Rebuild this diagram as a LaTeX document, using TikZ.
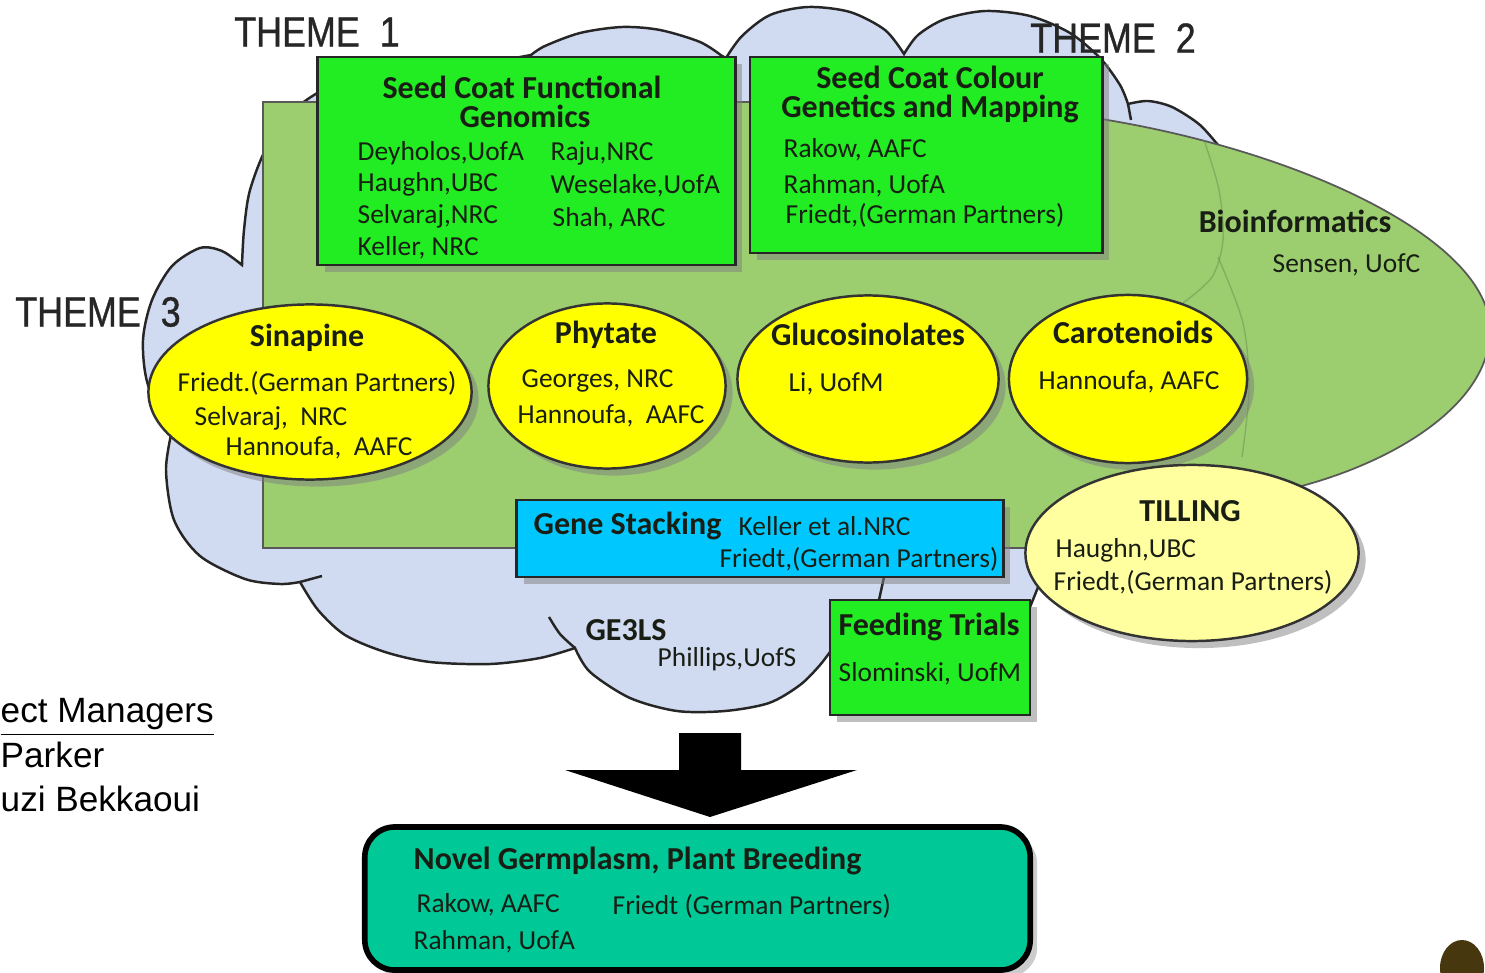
\documentclass[tikz,border=0pt]{standalone}
\usepackage{fontspec}
\setmainfont{Carlito}
\newfontfamily\themefont[FakeStretch=0.85,FakeBold=0.8]{Liberation Sans}
\newfontfamily\arialfont{Liberation Sans}
\usetikzlibrary{shapes.geometric,shadows}
\definecolor{cloudblue}{RGB}{208,218,240}
\definecolor{leafgreen}{RGB}{156,206,112}
\definecolor{boxgreen}{RGB}{34,236,34}
\definecolor{lemon}{RGB}{255,255,0}
\definecolor{paleyellow}{RGB}{255,255,160}
\definecolor{stackblue}{RGB}{0,200,255}
\definecolor{breedteal}{RGB}{0,200,150}
\definecolor{inkdark}{RGB}{25,30,20}
\definecolor{spot}{RGB}{70,55,15}
\tikzset{
 cloud/.style={fill=cloudblue,draw=black!85,line width=0.7pt},
 leaf/.style={fill=leafgreen,draw=black!65,line width=0.5pt},
 ghost/.style={draw=leafgreen!70!black,line width=0.4pt,opacity=.5},
 greenbox/.style={draw=black!85,line width=0.8pt,fill=boxgreen,inner sep=0pt,outer sep=0pt,
   drop shadow={shadow xshift=2pt,shadow yshift=-2pt,opacity=.5}},
 topic/.style={ellipse,draw=black!80,line width=0.7pt,fill=lemon,inner sep=0pt,outer sep=0pt,
   drop shadow={shadow xshift=2pt,shadow yshift=-2pt,opacity=.5}},
 ttl/.style={font=\fontsize{9.1}{9}\selectfont\bfseries,text=inkdark,inner sep=0pt,anchor=base},
 who/.style={font=\fontsize{7.8}{9}\selectfont,text=inkdark,inner sep=0pt,anchor=base west},
 theme/.style={font=\themefont\fontsize{12}{14}\selectfont,text=black!85,inner sep=0pt},
 mgr/.style={font=\arialfont\fontsize{10}{12}\selectfont,inner sep=0pt,anchor=base west}
}
\begin{document}
\begin{tikzpicture}[x=0.01cm,y=-0.01cm]
\useasboundingbox (0,0) rectangle (1485,973);

% cloud
\path[cloud] plot[smooth] coordinates {(340,80) (300,105) (268,145) (250,190) (244,230) (242,265)}
 -- plot[smooth] coordinates {(242,265) (222,251) (200,248) (172,266) (152,300) (143,340) (148,385) (172,430)}
 -- plot[smooth] coordinates {(172,430) (166,470) (174,520) (200,556) (245,579) (280,584) (300,582)}
 -- plot[smooth] coordinates {(300,582) (318,610) (345,635) (385,652) (430,662) (490,664) (540,658) (575,648)}
 -- plot[smooth] coordinates {(575,648) (590,672) (630,698) (677,711) (725,711) (769,703) (800,685) (820,665) (835,645)}
 -- (1020,650) -- (1028,612) -- (1045,570) -- (1150,300) -- (1222,150)
 -- plot[smooth] coordinates {(1222,150) (1200,125) (1172,107) (1148,101) (1128,104)}
 -- plot[smooth] coordinates {(1128,104) (1120,85) (1100,58) (1070,33) (1030,16) (985,11) (945,19) (918,35) (904,54)}
 -- plot[smooth] coordinates {(904,54) (885,30) (850,12) (808,7) (770,15) (742,36) (726,58)}
 -- plot[smooth] coordinates {(722,56) (700,42) (660,30) (622,27) (580,33) (545,46) (531,55)}
 -- (450,70) -- (340,80) -- cycle;
\draw[cloud,fill=none] plot[smooth] coordinates {(549,617) (560,634) (575,648)};
\draw[cloud,fill=none] (300,582) -- (322,576);
\draw[cloud,fill=none] (884,577) -- (879,600);
\draw[cloud,fill=none] (1128,104) -- (1131,120);

% green field and bioinformatics lobe
\path[leaf] (263,102) rectangle (1100,548);
\fill[leafgreen] (1095,118) .. controls (1300,150) and (1490,240) .. (1490,330)
 .. controls (1490,420) and (1350,485) .. (1240,498) -- (1090,510) -- (1090,118) -- cycle;
\draw[draw=black!65,line width=0.5pt] (1095,118) .. controls (1300,150) and (1490,240) .. (1490,330)
 .. controls (1490,420) and (1350,485) .. (1240,498);
\draw[ghost] plot[smooth] coordinates {(1204,140) (1219,190) (1223,240) (1212,277) (1183,303)};
\draw[ghost] plot[smooth] coordinates {(1218,257) (1243,323) (1249,390) (1242,457)};
\node[ttl] (bio) at (1295,232) {Bioinformatics};
\node[who] (bio1) at (1272,272) {Sensen, UofC};

% theme 1
\node[greenbox,minimum width=4.17cm,minimum height=2.08cm] (fgbox) at (526.5,161) {};
\node[ttl] (fgt1) at (522,99) {Seed Coat Functional};
\node[ttl] (fgt2) at (525,128) {Genomics};
\node[who] (fg1) at (357,160) {Deyholos,UofA};
\node[who] (fg2) at (357,192) {Haughn,UBC};
\node[who] (fg3) at (357,224) {Selvaraj,NRC};
\node[who] (fg4) at (357,255) {Keller, NRC};
\node[who] (fg5) at (550,160) {Raju,NRC};
\node[who] (fg6) at (550,194) {Weselake,UofA};
\node[who] (fg7) at (552,226) {Shah, ARC};

% theme 2
\node[greenbox,minimum width=3.52cm,minimum height=1.96cm] (colbox) at (926,155) {};
\node[ttl] (colt1) at (930,89) {Seed Coat Colour};
\node[ttl] (colt2) at (930,118) {Genetics and Mapping};
\node[who] (col1) at (783,158) {Rakow, AAFC};
\node[who] (col2) at (783,193) {Rahman, UofA};
\node[who] (col3) at (785,224) {Friedt,(German Partners)};

% theme 3
\node[topic,minimum width=3.23cm,minimum height=1.75cm] (sinapine) at (310,392) {};
\node[ttl] (sint) at (307,346) {Sinapine};
\node[who] (sin1) at (177,391) {Friedt.(German Partners)};
\node[who] (sin2) at (194,425) {Selvaraj,\ \ NRC};
\node[who] (sin3) at (225,455) {Hannoufa,\ \ AAFC};

\node[topic,minimum width=2.37cm,minimum height=1.65cm] (phytate) at (607,386) {};
\node[ttl] (phyt) at (606,343) {Phytate};
\node[who] (phy1) at (521,387) {Georges, NRC};
\node[who] (phy2) at (517,423) {Hannoufa,\ \ AAFC};

\node[topic,minimum width=2.61cm,minimum height=1.67cm] (gluco) at (868,379) {};
\node[ttl] (glut) at (868,345) {Glucosinolates};
\node[who] (glu1) at (788,391) {Li, UofM};

\node[topic,minimum width=2.38cm,minimum height=1.68cm] (carot) at (1128,379) {};
\node[ttl] (cart) at (1133,343) {Carotenoids};
\node[who] (car1) at (1038,389) {Hannoufa, AAFC};

\node[topic,fill=paleyellow,minimum width=3.33cm,minimum height=1.76cm] (tilling) at (1192,553) {};
\node[ttl] (tilt) at (1190,521) {TILLING};
\node[who] (til1) at (1055,557) {Haughn,UBC};
\node[who] (til2) at (1053,590) {Friedt,(German Partners)};

\node[greenbox,fill=stackblue,minimum width=4.86cm,minimum height=0.77cm] (stackbox) at (760,538.5) {};
\node[ttl,anchor=base west] (stackt) at (533,534) {Gene Stacking};
\node[who] (stk1) at (738,535) {Keller et al.NRC};
\node[who,anchor=base east] (stk2) at (999,567) {Friedt,(German Partners)};

\node[greenbox,minimum width=2.0cm,minimum height=1.15cm] (feedbox) at (930,657.5) {};
\node[ttl] (feedt) at (929,635) {Feeding Trials};
\node[who] (feed1) at (838,681) {Slominski, UofM};

\node[ttl] (gels) at (626,640) {GE3LS};
\node[who] (gels1) at (657,666) {Phillips,UofS};

% outcome
\fill[black] (679,733) -- (741,733) -- (741,770) -- (857,770) -- (710,817) -- (565,770) -- (679,770) -- cycle;
\node[draw=black,line width=1.6pt,rounded corners=0.3cm,fill=breedteal,minimum width=6.65cm,
  minimum height=1.43cm,drop shadow={shadow xshift=2pt,shadow yshift=-2pt,opacity=.4}] (breed) at (697.5,898.5) {};
\node[ttl,anchor=base west] (breedt) at (413,869) {Novel Germplasm, Plant Breeding};
\node[who] (br1) at (416,912) {Rakow, AAFC};
\node[who] (br2) at (612,914) {Friedt (German Partners)};
\node[who] (br3) at (413,949) {Rahman, UofA};

% labels
\node[theme] (th1) at (317,32) {THEME\ \ 1};
\node[theme] (th2) at (1113,38) {THEME\ \ 2};
\node[theme] (th3) at (98,312) {THEME\ \ 3};
\node[mgr] (pm) at (0,722) {\underline{ect Managers}};
\node[mgr] (pm1) at (0,767) {Parker};
\node[mgr] (pm2) at (0,811) {uzi Bekkaoui};
\fill[spot] (1462,968) ellipse (22 and 28);
\end{tikzpicture}
\end{document}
☆ ☆ ☆
Problem: Return exactly what appears from the opening line of the material through the line with "(0,0) rectangle (1485,973);", apart from the pictures.

Solution to the problem:
Rebuild this diagram as a LaTeX document, using TikZ.
\documentclass[tikz,border=0pt]{standalone}
\usepackage{fontspec}
\setmainfont{Carlito}
\newfontfamily\themefont[FakeStretch=0.85,FakeBold=0.8]{Liberation Sans}
\newfontfamily\arialfont{Liberation Sans}
\usetikzlibrary{shapes.geometric,shadows}
\definecolor{cloudblue}{RGB}{208,218,240}
\definecolor{leafgreen}{RGB}{156,206,112}
\definecolor{boxgreen}{RGB}{34,236,34}
\definecolor{lemon}{RGB}{255,255,0}
\definecolor{paleyellow}{RGB}{255,255,160}
\definecolor{stackblue}{RGB}{0,200,255}
\definecolor{breedteal}{RGB}{0,200,150}
\definecolor{inkdark}{RGB}{25,30,20}
\definecolor{spot}{RGB}{70,55,15}
\tikzset{
 cloud/.style={fill=cloudblue,draw=black!85,line width=0.7pt},
 leaf/.style={fill=leafgreen,draw=black!65,line width=0.5pt},
 ghost/.style={draw=leafgreen!70!black,line width=0.4pt,opacity=.5},
 greenbox/.style={draw=black!85,line width=0.8pt,fill=boxgreen,inner sep=0pt,outer sep=0pt,
   drop shadow={shadow xshift=2pt,shadow yshift=-2pt,opacity=.5}},
 topic/.style={ellipse,draw=black!80,line width=0.7pt,fill=lemon,inner sep=0pt,outer sep=0pt,
   drop shadow={shadow xshift=2pt,shadow yshift=-2pt,opacity=.5}},
 ttl/.style={font=\fontsize{9.1}{9}\selectfont\bfseries,text=inkdark,inner sep=0pt,anchor=base},
 who/.style={font=\fontsize{7.8}{9}\selectfont,text=inkdark,inner sep=0pt,anchor=base west},
 theme/.style={font=\themefont\fontsize{12}{14}\selectfont,text=black!85,inner sep=0pt},
 mgr/.style={font=\arialfont\fontsize{10}{12}\selectfont,inner sep=0pt,anchor=base west}
}
\begin{document}
\begin{tikzpicture}[x=0.01cm,y=-0.01cm]
\useasboundingbox (0,0) rectangle (1485,973);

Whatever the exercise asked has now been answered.